Una constatazione che prende vita davanti ai nostri occhi quando iniziano a suonare i Seven Band, il gruppo formato da nove detenuti del settimo reparto, che propone un set introduttivo che passa dal Pino Daniele di “Je So’ Pazzo” allo Stevie Wonder di “Isn’t She Lovely”, alternando le voci guida, tra percussioni, tastiere, basso, chitarra, flauto di pan e cori. È palpabile l’impegno che hanno profuso nella preparazione della serata e a volte anche l’emozione di suonare dal vivo davanti ad un pubblico. Un repertorio non facile, comprendente classici dal canzoniere di Sting, “Englishmen In New York”, Otis Redding “(Sittin’ On) The Dock Of The Bay” e nientemeno che Van Morrison, “Moondance”. Chiudono con la celeberrima  “Imagine” il cui slancio utopistico assume, forse, un’altra valenza in una serata come questa.

Poi è il momento dei Superdownhome, il collaudato duo chitarre e batteria formato da Enrico Sauda e Beppe Facchetti, che in quasi dieci anni di attività (li festeggeranno l’anno prossimo), si sono fatti conoscere ed apprezzare anche fuori dagli italici confini.
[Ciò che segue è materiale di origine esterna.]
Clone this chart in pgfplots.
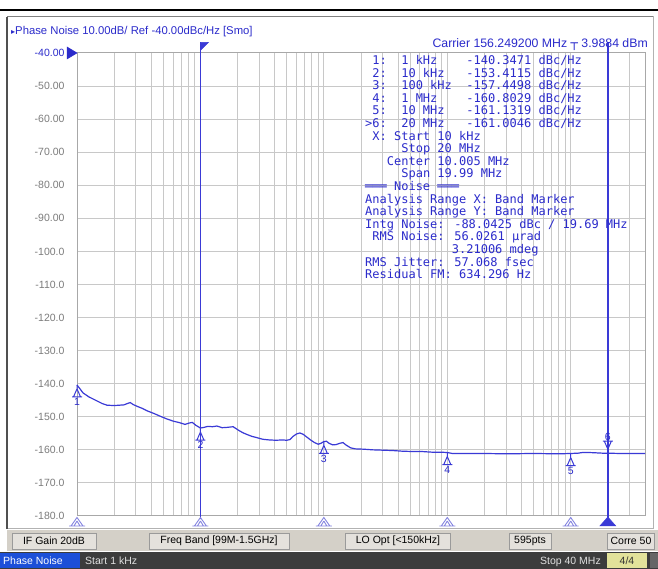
\documentclass[border=0pt]{standalone}
\usepackage{fontspec}
\setmainfont{Liberation Sans}
\newfontfamily\monof{DejaVu Sans Mono}
\newfontfamily\dejavu{DejaVu Sans}
\usepackage{pgfplots}
\pgfplotsset{compat=1.18}
\definecolor{tblue}{HTML}{2B2BCB}
\definecolor{trblue}{HTML}{3A3AD6}
\definecolor{gridg}{HTML}{C8C8C8}
\definecolor{frameg}{HTML}{A8A8A8}
\definecolor{labg}{HTML}{7C7C7C}
\definecolor{mkpurple}{HTML}{8484E0}
\definecolor{barbg}{HTML}{D4D0C8}
\definecolor{boxbg}{HTML}{E4E1DC}
\definecolor{boxedge}{HTML}{9A9A9A}
\definecolor{darkbar}{HTML}{3C3C3C}
\definecolor{pnblue}{HTML}{1C4FD8}
\definecolor{khaki}{HTML}{E2E29A}
\definecolor{panelg}{HTML}{505050}

\pgfdeclareplotmark{mkup}{%
 \pgfpathmoveto{\pgfpoint{0pt}{0pt}}\pgfpathlineto{\pgfpoint{0pt}{-4pt}}%
 \pgfpathmoveto{\pgfpoint{0pt}{-4pt}}\pgfpathlineto{\pgfpoint{3.5pt}{-12pt}}\pgfpathlineto{\pgfpoint{-3.5pt}{-12pt}}\pgfpathclose
 \pgfpathmoveto{\pgfpoint{-5pt}{-12pt}}\pgfpathlineto{\pgfpoint{5pt}{-12pt}}%
 \pgfusepathqstroke}
\pgfdeclareplotmark{mkdown}{%
 \pgfpathmoveto{\pgfpoint{0pt}{0pt}}\pgfpathlineto{\pgfpoint{0pt}{4pt}}%
 \pgfpathmoveto{\pgfpoint{0pt}{4pt}}\pgfpathlineto{\pgfpoint{3.5pt}{12pt}}\pgfpathlineto{\pgfpoint{-3.5pt}{12pt}}\pgfpathclose
 \pgfpathmoveto{\pgfpoint{-5pt}{12pt}}\pgfpathlineto{\pgfpoint{5pt}{12pt}}%
 \pgfusepathqstroke}
\pgfdeclareplotmark{axtri}{%
 \pgfpathmoveto{\pgfpoint{0pt}{-1.5pt}}\pgfpathlineto{\pgfpoint{6pt}{-10pt}}\pgfpathlineto{\pgfpoint{-6pt}{-10pt}}\pgfpathclose
 \pgfpathmoveto{\pgfpoint{0pt}{-5pt}}\pgfpathlineto{\pgfpoint{3pt}{-10pt}}%
 \pgfpathmoveto{\pgfpoint{0pt}{-5pt}}\pgfpathlineto{\pgfpoint{-3pt}{-10pt}}%
 \pgfpathmoveto{\pgfpoint{-8pt}{-10pt}}\pgfpathlineto{\pgfpoint{8pt}{-10pt}}%
 \pgfusepathqstroke}
\pgfdeclareplotmark{axtrif}{%
 \pgfpathmoveto{\pgfpoint{0pt}{-1pt}}\pgfpathlineto{\pgfpoint{8pt}{-10pt}}\pgfpathlineto{\pgfpoint{-8pt}{-10pt}}\pgfpathclose
 \pgfusepathqfillstroke}
\pgfdeclareplotmark{flag}{%
 \pgfpathmoveto{\pgfpoint{0pt}{0pt}}\pgfpathlineto{\pgfpoint{8pt}{0pt}}\pgfpathlineto{\pgfpoint{0pt}{-8pt}}\pgfpathclose
 \pgfusepathqfillstroke}
\pgfdeclareplotmark{refarrow}{%
 \pgfpathmoveto{\pgfpoint{-10pt}{6pt}}\pgfpathlineto{\pgfpoint{0pt}{0pt}}\pgfpathlineto{\pgfpoint{-10pt}{-6pt}}\pgfpathclose
 \pgfusepathqfillstroke}

\newcommand\mf{\monof\fontsize{12}{12.6}\selectfont}
\newcommand\uif{\fontsize{10.5}{12}\selectfont}
\newcommand\tif{\fontsize{11.3}{13}\selectfont}
\newcommand\cif{\fontsize{12.3}{14}\selectfont}

\begin{document}
\begin{tikzpicture}[x=1pt,y=1pt]
\useasboundingbox (0,0) rectangle (658,569);
\fill[white] (0,0) rectangle (658,569);
% top black line
\draw[black, line width=2] (0,559) -- (658,559);
% panel
\draw[draw=gray!60, fill=white, line width=1] (7,40) rectangle (653,552);
\draw[panelg, line width=2] (7,40) -- (7,552);
\draw[gray, line width=1] (7,552) -- (653,552);

\begin{axis}[
  at={(77pt,53pt)}, anchor=south west, scale only axis,
  width=568pt, height=463pt,
  xmode=log, xmin=1e3, xmax=4e7, ymin=-180, ymax=-40,
  xtick={1e3,1e4,1e5,1e6,1e7}, xticklabels={},
  minor xtick={2e3,3e3,4e3,5e3,6e3,7e3,8e3,9e3,2e4,3e4,4e4,5e4,6e4,7e4,8e4,9e4,2e5,3e5,4e5,5e5,6e5,7e5,8e5,9e5,2e6,3e6,4e6,5e6,6e6,7e6,8e6,9e6,2e7,3e7},
  ytick={-180,-170,...,-40},
  yticklabels={-180.0,-170.0,-160.0,-150.0,-140.0,-130.0,-120.0,-110.0,-100.0,-90.00,-80.00,-70.00,-60.00,-50.00,\textcolor{tblue}{-40.00}},
  yticklabel style={font=\uif, text=labg, xshift=-9pt},
  xmajorgrids, xminorgrids, ymajorgrids,
  grid style={draw=gridg, line width=1pt},
  minor grid style={draw=gridg, line width=1pt},
  major tick length=0pt, minor tick length=0pt,
  axis line style={draw=frameg, line width=1pt},
  clip=false,
]
% trace
\addplot[trblue, line width=1.2pt, mark=none] coordinates {
(1000,-140.4) (1060,-141.6) (1120,-142.8) (1250,-144.0) (1450,-145.2) (1600,-146.0)
(1750,-146.5) (2000,-146.6) (2200,-146.5) (2400,-146.4) (2600,-145.9) (2700,-145.7)
(2850,-146.3) (3100,-146.9) (3400,-147.5) (3700,-148.2) (4200,-149.0) (4700,-149.8)
(5300,-150.6) (6000,-151.3) (6800,-151.8) (7500,-152.3) (8100,-151.9) (8600,-151.7)
(9200,-152.6) (10000,-153.4) (10700,-153.2) (11500,-152.9) (12500,-153.0) (13600,-152.8)
(15000,-153.3) (16500,-153.2) (18400,-153.0) (20200,-154.0) (22000,-154.8) (24000,-155.4)
(26000,-155.9) (28600,-156.3) (32000,-156.8) (36000,-157.0) (41000,-157.1) (46000,-157.0)
(50000,-157.1) (53000,-156.9) (56000,-156.0) (60000,-155.2) (64000,-154.9) (68000,-155.3)
(72000,-156.0) (78000,-157.0) (84000,-157.8) (90000,-158.3) (95000,-158.0) (100000,-157.5)
(105000,-157.4) (110000,-158.0) (118000,-158.5) (126000,-158.4) (135000,-158.0) (143000,-157.8)
(152000,-158.6) (165000,-159.4) (180000,-159.7) (210000,-159.8) (250000,-160.0) (300000,-160.1)
(360000,-160.2) (430000,-160.4) (520000,-160.5) (620000,-160.5) (750000,-160.7) (880000,-160.7)
(1000000,-160.8) (1100000,-161.1) (1300000,-161.1) (2000000,-161.1) (3000000,-161.2) (5000000,-161.1)
(8000000,-161.2) (10000000,-161.1) (11500000,-161.0) (12500000,-160.8) (14000000,-160.8) (16000000,-160.9)
(18000000,-161.0) (20000000,-161.0) (25000000,-161.1) (32000000,-161.1) (40000000,-161.1)
};
% band marker lines
\addplot[trblue, line width=1.5pt, mark=none] coordinates {(1e4,-181) (1e4,-36.8)};
\addplot[trblue, line width=1.5pt, mark=none] coordinates {(2e7,-181) (2e7,-36.8)};
\addplot[only marks, mark=flag, mark options={fill=trblue, draw=trblue, line width=0.5pt}] coordinates {(1e4,-36.8)};
\addplot[only marks, mark=refarrow, mark options={fill=tblue, draw=tblue, line width=0.5pt}] coordinates {(1e3,-40)};
% axis markers
\addplot[only marks, mark=axtri, mark options={draw=mkpurple, line width=0.9pt}] coordinates {(1e3,-180) (1e4,-180) (1e5,-180) (1e6,-180) (1e7,-180)};
\addplot[only marks, mark=axtrif, mark options={fill=trblue, draw=trblue, line width=0.5pt}] coordinates {(2e7,-180)};
% trace markers
\addplot[only marks, mark=mkup, mark options={draw=trblue, line width=1pt},
  nodes near coords, point meta=explicit symbolic,
  every node near coord/.style={anchor=north, yshift=-12pt, font=\uif, text=tblue, inner sep=1pt}]
  coordinates {(1e3,-140.3471)[1] (1e4,-153.4115)[2] (1e5,-157.4498)[3] (1e6,-160.8029)[4] (1e7,-161.1319)[5]};
\addplot[only marks, mark=mkdown, mark options={draw=trblue, line width=1pt},
  nodes near coords, point meta=explicit symbolic,
  every node near coord/.style={anchor=south, yshift=11pt, font=\uif, text=tblue, inner sep=1pt}]
  coordinates {(2e7,-161.0046)[6]};
\end{axis}

% title
\node[anchor=base west, inner sep=0pt, text=tblue, font=\tif] at (11,534) {{\dejavu\fontsize{8}{8}\selectfont ▸}Phase Noise 10.00dB/ Ref -40.00dBc/Hz [Smo]};
% carrier
\node[anchor=base east, inner sep=0pt, text=tblue, font=\cif] at (648,521) {Carrier 156.249200 MHz {\dejavu ┬} 3.9884 dBm};

% marker table
\begin{scope}[every node/.style={anchor=base west, inner sep=0pt, text=tblue, font=\mf}]
\node at (365,504.5) {\ 1:\ \ 1 kHz\ \ \ \ -140.3471 dBc/Hz};
\node at (365,491.9) {\ 2:\ \ 10 kHz\ \ \ -153.4115 dBc/Hz};
\node at (365,479.3) {\ 3:\ \ 100 kHz\ \ -157.4498 dBc/Hz};
\node at (365,466.7) {\ 4:\ \ 1 MHz\ \ \ \ -160.8029 dBc/Hz};
\node at (365,454.1) {\ 5:\ \ 10 MHz\ \ \ -161.1319 dBc/Hz};
\node at (365,441.5) {>6:\ \ 20 MHz\ \ \ -161.0046 dBc/Hz};
\node at (365,428.9) {\ X:\ Start 10 kHz};
\node at (365,416.3) {\ \ \ \ \ Stop 20 MHz};
\node at (365,403.7) {\ \ \ Center 10.005 MHz};
\node at (365,391.1) {\ \ \ \ \ Span 19.99 MHz};
\node at (365,378.5) {═══ Noise ═══};
\node at (365,365.9) {Analysis Range X: Band Marker};
\node at (365,353.3) {Analysis Range Y: Band Marker};
\node at (365,340.7) {Intg Noise: -88.0425 dBc / 19.69 MHz};
\node at (365,328.1) {\ RMS Noise: 56.0261 µrad};
\node at (365,315.5) {\ \ \ \ \ \ \ \ \ \ \ \ 3.21006 mdeg};
\node at (365,302.9) {RMS Jitter: 57.068 fsec};
\node at (365,290.3) {Residual FM: 634.296 Hz};
\end{scope}

% gray status bar
\fill[barbg] (7,18) rectangle (658,39);
\begin{scope}[every node/.style={draw=boxedge, fill=boxbg, minimum height=16pt, inner sep=0pt, font=\uif, text=black}]
\node[minimum width=84pt] at (54,28) {IF Gain 20dB};
\node[minimum width=140pt] at (219,28) {Freq Band [99M-1.5GHz]};
\node[minimum width=105pt] at (398,28) {LO Opt [<150kHz]};
\node[minimum width=42pt] at (530,28) {595pts};
\node[minimum width=47pt] at (631,28) {Corre 50};
\end{scope}

% dark bottom bar
\fill[darkbar] (0,0) rectangle (658,17);
\fill[pnblue] (0,1) rectangle (80,16);
\node[anchor=base west, inner sep=0pt, text=white, font=\uif] at (3,4.5) {Phase Noise};
\node[anchor=base west, inner sep=0pt, text=white!88!black, font=\uif] at (85,4.5) {Start 1 kHz};
\node[anchor=base east, inner sep=0pt, text=white!88!black, font=\uif] at (601,4.5) {Stop 40 MHz};
\fill[khaki] (607,1) rectangle (647,16);
\node[anchor=base, inner sep=0pt, text=black!80, font=\uif] at (627,4.5) {4/4};
\fill[black!60] (650,1) rectangle (658,16);
\end{tikzpicture}
\end{document}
La loro musica si fonda sulla ruvida energia e sul ritmo, scandito dalla batteria e dalla chitarre di recupero di Sauda (cigar box e affini), guardando ad altri binomi simili che hanno fatto fortuna soprattutto oltreoceano. Anche quando rivisitano pagine classiche come “I’m Your Hoochie Coochie Man” (in uno dei loro dischi l’hanno incisa con l’armonica di Charlie Musselwhite) lo fanno sporcando il suono e accentuandone l’impeto ritmico. Raramente alzano il piede dall’acceleratore, inanellando cose come  “Nobody’s Twist”, “Shake Your Moneymaker” o il rock’n’roll di Lennon “New York City”, senza soluzioni di continuità, se non per confessare con candore la loro emozione nel suonare in questo luogo. E poi quasi senza accorgersene, la serata finisce e tutti si ritrovano sul palco per una “Sweet Home Chicago” collettiva e solidale, cantata dall’ospite Cek Franceschetti, presente in sala.